The message on the marquee at Roskruge Bilingual School last fall was both revealing and repulsive in seeking "non-minority" students for several openings.

Berlin, as did the Independent Citizens Committee, noted TUSD's "failure to meet the criteria for racial and ethnic balance in certain designated 'deseg schools,' including five of eight elementary, four of 10 middle and three of six high schools. Only 50 percent met the criteria. Moreover, these designated 'deseg schools' don't include such clearly segregated schools as Cavett Elementary (more than 95 percent minority) and Sabino High (almost 85 percent Anglo)."

Further, the achievement gap between minorities and non-minorities has not been cut, while minorities are more likely to be suspended and for longer periods.

Berlin says TUSD is "on the horns of a dilemma," that it has become addicted to the desegregation fund's unlimited taxes to bail out its deficit-ridden budgets. "It is this dependency that has complicated and compromised" TUSD's "motivation to comply with the" desegregation court settlement.
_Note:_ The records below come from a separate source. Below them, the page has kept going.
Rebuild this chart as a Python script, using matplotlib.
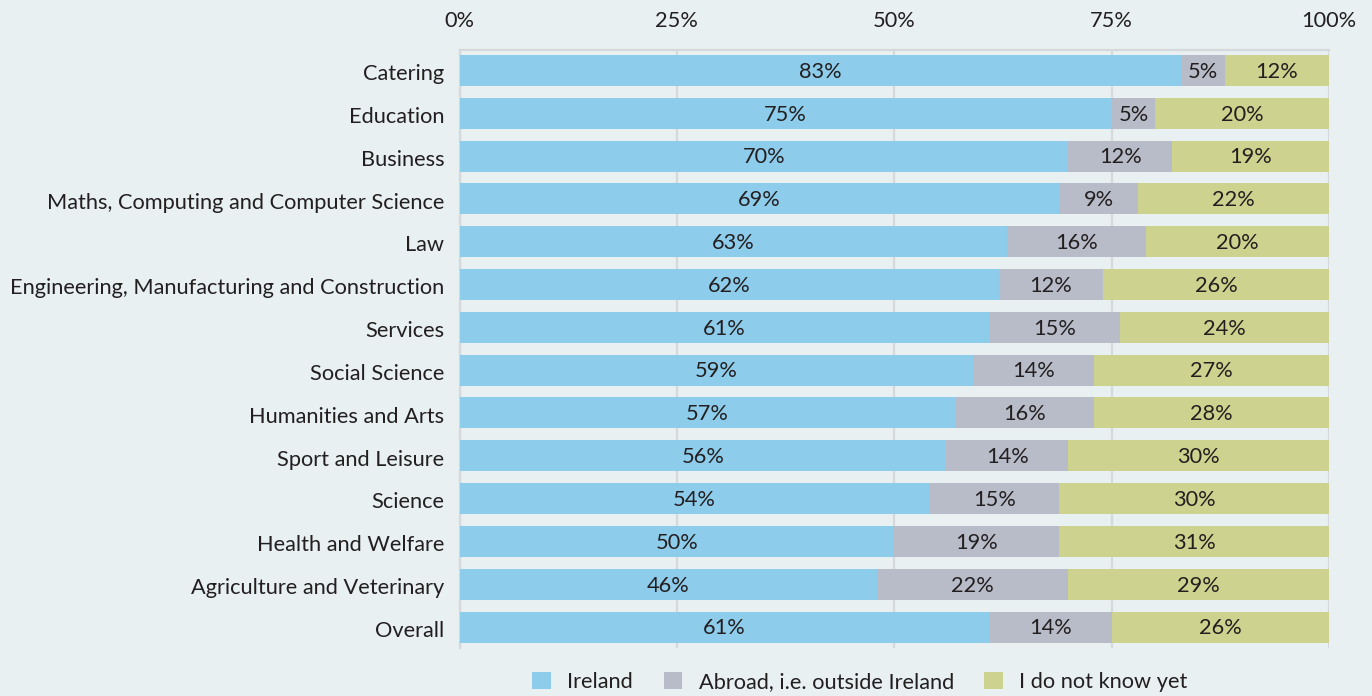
import matplotlib
matplotlib.use("Agg")
import matplotlib.pyplot as plt
from matplotlib.patches import Patch
import numpy as np

categories = ["Catering", "Education", "Business", "Maths, Computing and Computer Science",
              "Law", "Engineering, Manufacturing and Construction", "Services", "Social Science",
              "Humanities and Arts", "Sport and Leisure", "Science", "Health and Welfare",
              "Agriculture and Veterinary", "Overall"]
# bar extents (percent of bar)
ireland = [83, 75, 70, 69, 63, 62, 61, 59, 57, 56, 54, 50, 48, 61]
abroad = [5, 5, 12, 9, 16, 12, 15, 14, 16, 14, 15, 19, 22, 14]
unknown = [12, 20, 18, 22, 21, 26, 24, 27, 27, 30, 31, 31, 30, 25]
# labels as printed on the bars
ireland_lbl = ["83%", "75%", "70%", "69%", "63%", "62%", "61%", "59%", "57%", "56%", "54%", "50%", "46%", "61%"]
abroad_lbl = ["5%", "5%", "12%", "9%", "16%", "12%", "15%", "14%", "16%", "14%", "15%", "19%", "22%", "14%"]
unknown_lbl = ["12%", "20%", "19%", "22%", "20%", "26%", "24%", "27%", "28%", "30%", "30%", "31%", "29%", "26%"]
series_names = ["Ireland", "Abroad, i.e. outside Ireland", "I do not know yet"]
xticks = [0, 25, 50, 75, 100]
xtick_labels = ["0%", "25%", "50%", "75%", "100%"]

colors = ["#8ECCEB", "#B8BCC8", "#CDD28E"]
bg = "#E8F0F2"
txt = "#231F20"
grid_c = "#D5D9DB"

plt.rcParams['font.family'] = ['Lato', 'DejaVu Sans']
fs = 15.7

fig = plt.figure(figsize=(13.72, 6.96), dpi=100, facecolor=bg)
ax = fig.add_axes([459.5/1372, 1-648/696, (1329-459.5)/1372, (648-50)/696])
ax.set_facecolor(bg)

y = np.arange(len(categories))
left = np.zeros(len(categories))
for vals, lbls, c, name in zip([ireland, abroad, unknown], [ireland_lbl, abroad_lbl, unknown_lbl], colors, series_names):
    v = np.array(vals, dtype=float)
    ax.barh(y, v, left=left, height=0.724, color=c, label=name, zorder=3)
    for yi, l, w, s in zip(y, left, v, lbls):
        ax.text(l + w/2, yi + 0.03, s, ha='center', va='center', fontsize=fs, color=txt, zorder=4)
    left = left + v

ax.set_xlim(0, 100)
ax.set_ylim(len(categories) - 1 + 0.49, -0.48)
ax.set_yticks(y + 0.04)
ax.set_yticklabels(categories, fontsize=fs, color=txt)
ax.set_xticks(xticks)
ax.set_xticklabels(xtick_labels, fontsize=fs, color=txt)
ax.xaxis.tick_top()
ax.tick_params(axis='x', length=0, pad=14)
ax.tick_params(axis='y', length=0, pad=11)
ax.grid(axis='x', color=grid_c, linewidth=1.6, zorder=0)
for s in ['right', 'bottom']:
    ax.spines[s].set_visible(False)
for s in ['top', 'left']:
    ax.spines[s].set_color(grid_c)
    ax.spines[s].set_linewidth(1.6)

handles = [Patch(facecolor=c, edgecolor='none') for c in colors]
fig.legend(handles, series_names, loc='center', bbox_to_anchor=(860/1372, 1-682/696), ncol=3,
           frameon=False, fontsize=fs, handlelength=0.85, handleheight=0.85, columnspacing=1.4,
           handletextpad=0.75, labelcolor=txt)

fig.savefig("out.png", dpi=100, facecolor=bg)
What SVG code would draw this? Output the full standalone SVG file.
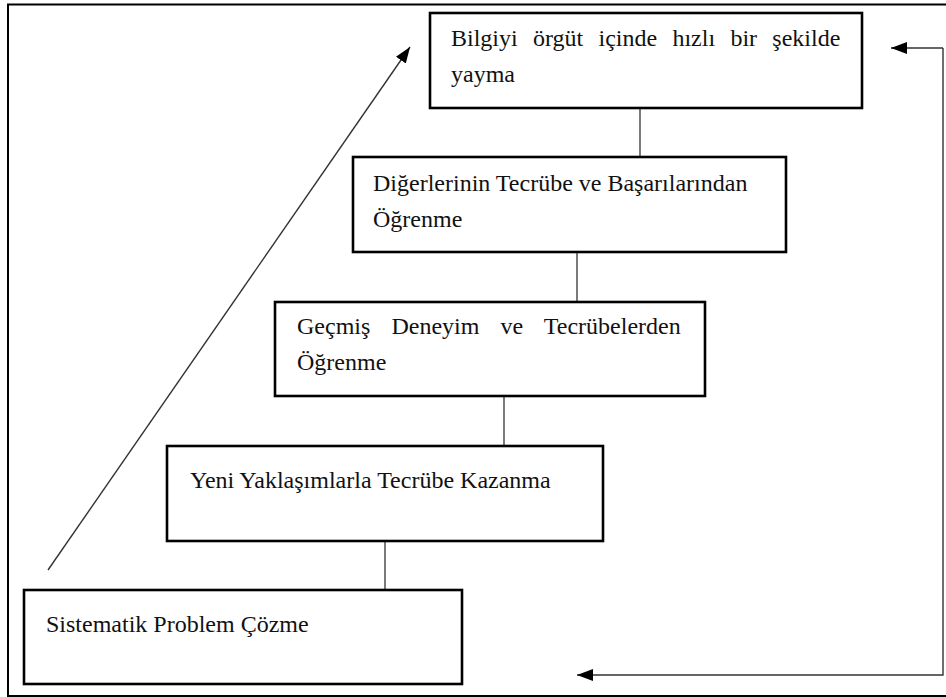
<svg xmlns="http://www.w3.org/2000/svg" width="946" height="697" viewBox="0 0 946 697">
<defs>
<style>
.box{fill:#fff;stroke:#000;stroke-width:2.6}
.lbl{font-family:"Liberation Serif","Times New Roman",serif;font-size:24px;fill:#111}
.link{stroke:#222;stroke-width:1.2;fill:none}
.arr{stroke:#333;stroke-width:1.4;fill:none}
</style>
<marker id="ah" markerUnits="userSpaceOnUse" markerWidth="18" markerHeight="14" refX="16" refY="6" orient="auto">
<path d="M0,0 L16,6 L0,12 z" fill="#000"/>
</marker>
</defs>
<rect x="0" y="0" width="946" height="697" fill="#fff"/>
<rect x="8" y="4.5" width="950" height="691.5" fill="none" stroke="#000" stroke-width="2"/>
<g id="connectors">
<line class="link" x1="640" y1="108" x2="640" y2="157"/>
<line class="link" x1="577" y1="252" x2="577" y2="302"/>
<line class="link" x1="504" y1="396" x2="504" y2="446"/>
<line class="link" x1="385" y1="541" x2="385" y2="590"/>
<line class="arr" x1="48" y1="570" x2="410" y2="47" marker-end="url(#ah)"/>
<polyline class="arr" points="943,48 943,675 577,675" marker-end="url(#ah)"/>
<line class="arr" x1="943" y1="48" x2="891" y2="48" marker-end="url(#ah)"/>
</g>
<g id="n1">
<rect class="box" x="430" y="13" width="432" height="95"/>
<text class="lbl" x="451" y="46" word-spacing="9.3">Bilgiyi örgüt içinde hızlı bir şekilde</text>
<text class="lbl" x="451" y="82">yayma</text>
</g>
<g id="n2">
<rect class="box" x="353" y="157" width="433" height="95"/>
<text class="lbl" x="373" y="191">Diğerlerinin Tecrübe ve Başarılarından</text>
<text class="lbl" x="373" y="227">Öğrenme</text>
</g>
<g id="n3">
<rect class="box" x="275" y="302" width="430" height="94"/>
<text class="lbl" x="297" y="334" word-spacing="15.1">Geçmiş Deneyim ve Tecrübelerden</text>
<text class="lbl" x="297" y="370">Öğrenme</text>
</g>
<g id="n4">
<rect class="box" x="167" y="446" width="436" height="95"/>
<text class="lbl" x="190" y="488">Yeni Yaklaşımlarla Tecrübe Kazanma</text>
</g>
<g id="n5">
<rect class="box" x="24" y="590" width="438" height="94"/>
<text class="lbl" x="46" y="632">Sistematik Problem Çözme</text>
</g>
</svg>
Berlin also is fighting charges of conflict of interest--both legally and in the court of public opinion. He says he is in the clear because the information he receives on the Independent Citizens Committee is not confidential. State law prohibits government employees and appointees from using confidential information they receive because of their position for future profit. He likely will have problems with other provisions of the statute that forbid officers from turning around to represent clients before the organization they served.

The Independent Citizens Committee voted--Berlin abstained--to support his appointment, and Evelyn Yanagihashi, the chair, signed a declaration for the court to support Berlin. It also states that Berlin "is uniquely qualified."

That has touched off another battle in this desegregation war. Jane Butler, TUSD's in-house counsel, arrogated control and fired off a nasty letter to Yanagihashi and the committee saying TUSD now viewed the committee as an adversary and would cut off all aid and information.

A court hearing on Berlin's request has not been scheduled.